Prediction of ground vibration induced by blasting operations through the use of the Bayesian Network and random forest models

Abstract

The present study aims to compare the performance of two machine learning techniques that can unveil the relationship between the input and target variables and predict the ground vibration (peak particle velocity, PPV) due to quarry blasting. To this end, a Random Forest (RF) model and a Bayesian Network (BN) model were developed. Before developing these models, and in order to illustrate the necessity of proposing new intelligent systems, a new empirical equation is proposed, using maximum charge per delay and distance from the blast-face. The results confirm that there is indeed a need to develop intelligent systems with more input parameters. Thus, a Feature Selection (FS) model is applied to decrease the dimensionality of data and remove the irrelevant data.
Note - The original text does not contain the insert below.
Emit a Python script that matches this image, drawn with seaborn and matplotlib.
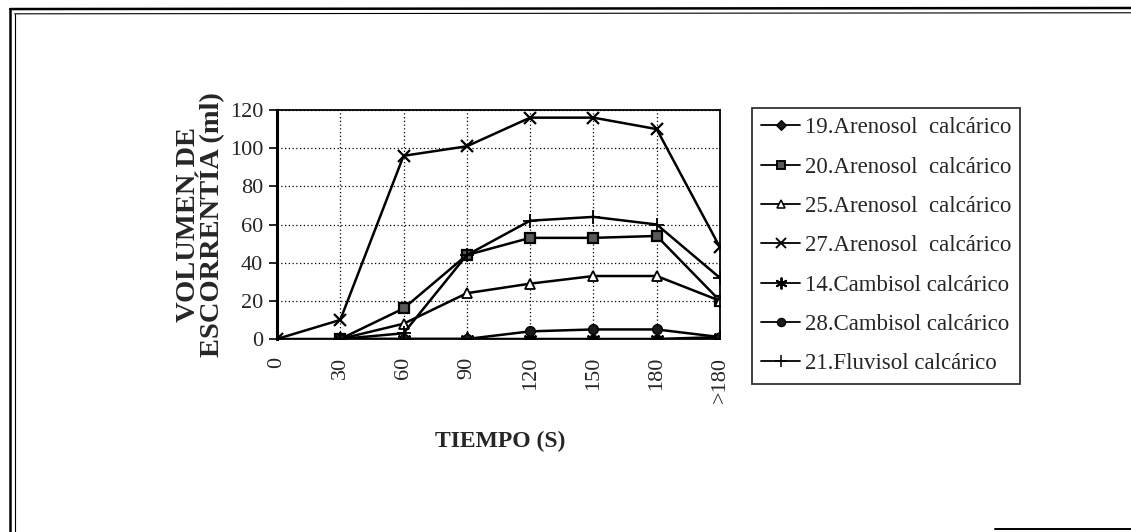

The outputs of this technique set five parameters, hole depth, power factor, stemming, maximum charge per delay and distance from the blast-face, as the most important model inputs necessary to predict PPV. After constructing FS-BN and FS-RF models and comparing them under different conditions (i.e., computational cost, accuracy and robustness), it is found that the developed FS-RF model can be introduced as a new model in the field of blasting environmental issues. The accuracy level of the FS-RF model is quite high; 92.95% and 90.32% for the train and test stages, respectively, while 92.95% and 87.09% accuracy is calculated for train and test of the FS-BN model. Thus, both developed hybrid models can effectively unveil the relationships between the input and target variables.